ExistsFromPropToSet

Because of Coq's constructivist foundations, an exists statement in the Prop domain cannot ordinarily be used to build a proof in the concrete Set domain.

However, if a predicate on a natural number is decidable, then the existence in Prop of a natural number verifying this property is equivalent to existence in Set of such a number. It's a nice exercise to try to prove it :

Theorem prop_to_set : (exists x, P x) -> {x : nat | P x}.

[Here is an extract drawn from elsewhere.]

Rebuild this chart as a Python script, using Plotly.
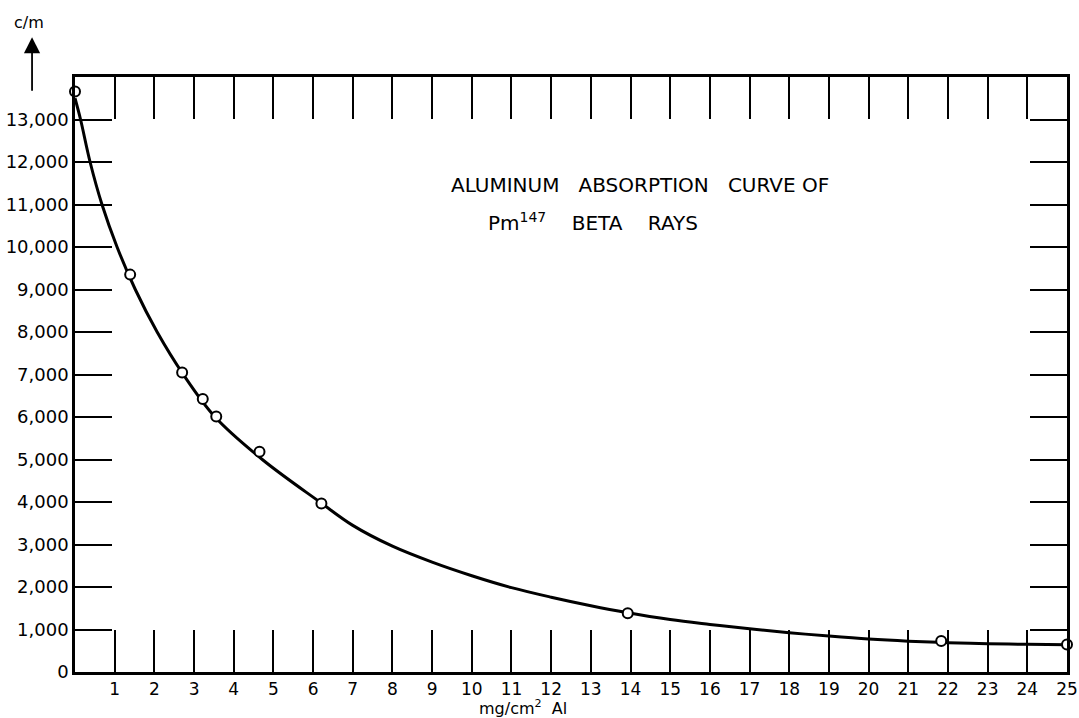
import plotly.graph_objects as go

# Measured counts (c/m) versus aluminium absorber thickness (mg/cm^2)
thickness = [0.0, 1.39, 2.70, 3.22, 3.56, 4.65, 6.21, 13.93, 21.83, 25.0]
counts = [13660, 9350, 7045, 6425, 6010, 5185, 3965, 1385, 730, 645]

# Smooth absorption curve drawn through the measurements
curve_x = [0, 0.14, 0.38, 0.68, 1.06, 1.52, 2.07, 2.73, 3.53, 4.72, 6.17, 7, 8,
           9, 10, 11, 12, 13, 13.9, 15, 16, 17, 18, 19, 20, 21, 22, 23, 24, 25]
curve_y = [13500, 13000, 12000, 11000, 10000, 9000, 8000, 7000, 6000, 5000, 4000,
           3450, 2960, 2585, 2265, 1985, 1760, 1560, 1400, 1235, 1120, 1015, 925,
           845, 775, 725, 690, 667, 651, 640]

# Axis ticks
x_ticks = list(range(1, 26))
x_tick_text = [str(v) for v in x_ticks]
y_ticks = list(range(0, 14000, 1000))
y_tick_text = ["0"] + [f"{v:,}" for v in y_ticks[1:]]

FONT = "DejaVu Sans"

fig = go.Figure()
fig.add_trace(go.Scatter(
    x=curve_x, y=curve_y, mode="lines",
    line=dict(color="black", width=3, shape="spline", smoothing=1.0),
    hoverinfo="skip", showlegend=False, cliponaxis=False,
))
fig.add_trace(go.Scatter(
    x=thickness, y=counts, mode="markers",
    marker=dict(symbol="circle", size=10, color="white",
                line=dict(color="black", width=2)),
    showlegend=False, cliponaxis=False,
))

fig.update_xaxes(
    range=[0, 25], tickvals=x_ticks, ticktext=x_tick_text,
    ticks="inside", ticklen=42, tickwidth=2, tickcolor="black",
    showline=True, linewidth=2.5, linecolor="black", mirror="ticks",
    showgrid=False, zeroline=False, automargin=False,
    tickfont=dict(family=FONT, size=17, color="black"),
)
fig.update_yaxes(
    range=[0, 14000], tickvals=y_ticks, ticktext=y_tick_text,
    ticks="inside", ticklen=37, tickwidth=2, tickcolor="black",
    showline=True, linewidth=2.5, linecolor="black", mirror="ticks",
    showgrid=False, zeroline=False, automargin=False,
    tickfont=dict(family=FONT, size=18, color="black"),
)

annotations = [
    dict(text="ALUMINUM   ABSORPTION   CURVE OF", xref="paper", yref="paper",
         x=0.377, y=0.8185, xanchor="left", yanchor="middle", showarrow=False,
         font=dict(family=FONT, size=20, color="black")),
    dict(text="Pm<sup>147</sup>    BETA    RAYS", xref="paper", yref="paper",
         x=0.414, y=0.756, xanchor="left", yanchor="middle", showarrow=False,
         font=dict(family=FONT, size=20, color="black")),
    dict(text="mg/cm<sup>2</sup>  Al", xref="paper", yref="paper",
         x=0.452, y=-0.0605, xanchor="center", yanchor="middle", showarrow=False,
         font=dict(family=FONT, size=16, color="black")),
    dict(text="c/m", xref="paper", yref="paper",
         x=-0.0464, y=1.092, xanchor="center", yanchor="middle", showarrow=False,
         font=dict(family=FONT, size=16, color="black")),
    dict(text="", xref="paper", yref="paper", x=-0.0433, y=1.067,
         ax=0, ay=55, axref="pixel", ayref="pixel",
         showarrow=True, arrowhead=2, arrowsize=1.8, arrowwidth=1.8,
         arrowcolor="black"),
]

fig.update_layout(
    width=1079, height=718,
    margin=dict(l=75, r=12, t=77, b=46),
    paper_bgcolor="white", plot_bgcolor="white",
    annotations=annotations,
    showlegend=False,
)

fig.write_html("out.html")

Here is a first solution, but it's surely not the smallest nor the most elegant.

Module Decida.
Require Import Wf_nat.
Require Import Le.
Require Import Lt.
Variable P : nat -> Prop.
Hypothesis P_dec : forall x, {P x} + {~ P x}.
Inductive decr : nat -> nat -> Prop :=
| decr_0 : ~ P 0 -> decr 1 0
| decr_1 : forall y, ~ P (S y) -> decr (S y) y -> decr (S (S y)) (S y).

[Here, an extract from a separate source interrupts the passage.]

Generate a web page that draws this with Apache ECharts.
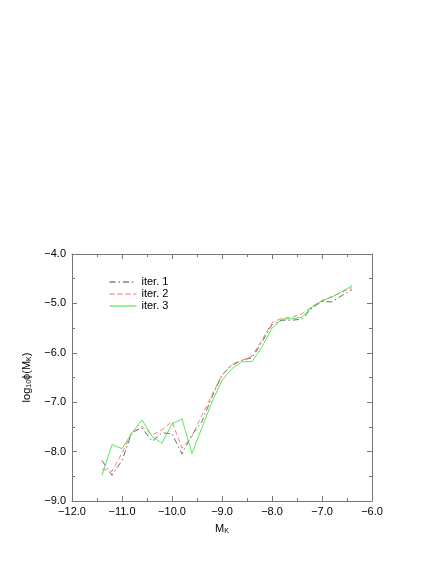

The previous predicate ensures that all the natural numbers we met before don't verify the property P. Morally, the algorithm is approaching closer to the witness, and the recursion is based on that.

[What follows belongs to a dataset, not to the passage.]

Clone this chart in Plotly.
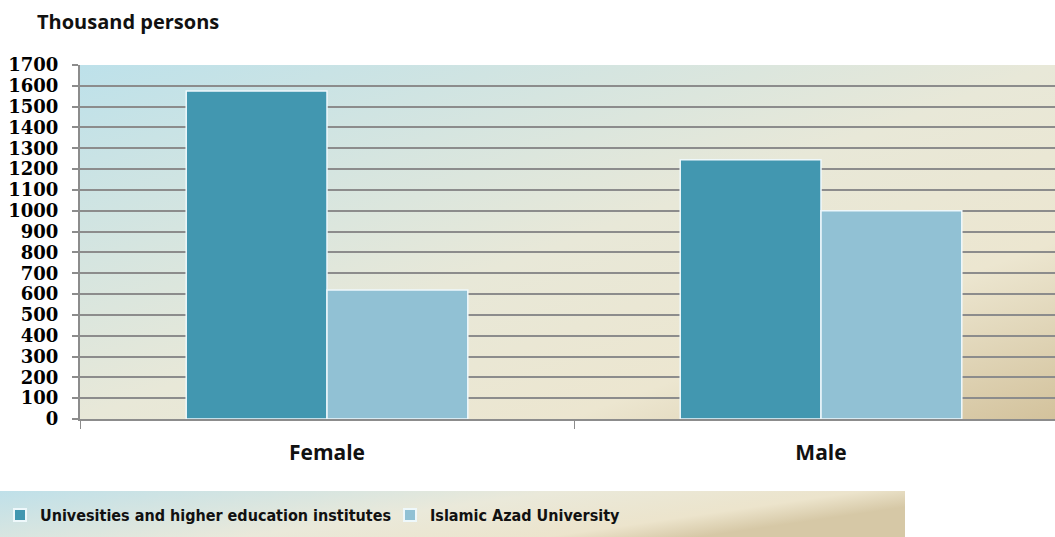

Lemma decr_lt : forall y z, decr y z -> z < y.
Proof.
intros y z h. inversion_clear h.
apply lt_n_Sn. apply lt_n_Sn.
Qed.

Lemma decr_Sn_n : forall z y, decr z y -> forall x, x <= y -> decr (S x) x.
Proof.
intros z y h. elim h ; clear h z y.
  intros h x h'. inversion_clear h'. apply decr_0 ; trivial.
  intros y h h1 h2 z h3. inversion_clear h3.
    apply decr_1 ; trivial.
    apply h2 ; trivial.
Qed.

Lemma decr_notP : forall z x, decr z x -> forall y, y < z -> ~ P y.
Proof.
intros z x h. induction h.
  intros y h'. inversion_clear h' ; trivial. 
    inversion H0.
  intros z h'. inversion_clear h' ; trivial.
    apply IHh ; trivial.
Qed.
Lemma minus_ind : forall (Q : nat -> Prop) y, Q y -> (forall z, Q z -> Q (pred z)) -> forall n, n <= y -> Q n.
Proof.
intros Q y. induction y ; intros h1 h2 n h3.
  inversion_clear h3. exact h1.
  inversion_clear h3. 
    exact h1.
    apply IHy ; trivial.
      rewrite pred_Sn. apply h2. exact h1.
Qed.
Lemma lt_decr : forall y, P y -> forall a, a < y -> Acc decr a.
Proof.
intros y Py a h. apply minus_ind with y.
  apply Acc_intro.
    intros z h'. elim decr_notP with z y y ; trivial.
      apply decr_lt ; trivial.
  intro z. destruct z ; intro h'.
    trivial.
    simpl. apply Acc_intro.
      intros x h''. destruct h'' ; trivial.
  apply lt_le_weak ; trivial.
Qed.
Theorem wf_decr_aux : forall y, P y -> well_founded decr.
Proof.
intros y Py.
  intro a. case (le_or_lt y a) ; intro h.
    apply Acc_intro.
      intros z h'. elim decr_notP with z a y ; trivial.
        apply le_lt_trans with a ; trivial.
          apply decr_lt ; trivial.
    apply lt_decr with y ; trivial.
Qed.
Theorem wf_decr : (exists y, P y) -> well_founded decr.
Proof.
intro h. destruct h.
  apply wf_decr_aux with x ; trivial.
Qed.

My algorithm is based on the predicate 'decr' and is very simple : it begins with 0, test it, and continue if 0 cannot be a witness.

Definition algo : forall x : nat, (forall y : nat, decr y x -> {z : nat | P z}) -> {z : nat | P z}.
intro x. induction x.
  intro rh. case (P_dec 0) ; intro h.
    exists 0. exact h.
    apply rh with 1.
      apply decr_0 ; trivial.
  intros rh. case (P_dec (S x)) ; intro h.
    exists (S x) ; trivial.
    apply IHx. intros y h'. apply rh with (S (S x)).
      apply decr_1 ; trivial. inversion h' ; subst ; trivial.
Qed.

Here is the final theorem :

Theorem prop_to_set : (exists x, P x) -> {x : nat | P x}.
Proof.
intro h.
  exact (Fix (wf_decr h) (fun _ => {z : nat | P z}) algo 0).
Qed.
End Decida.

The extraction of this code gives something like a functional "while".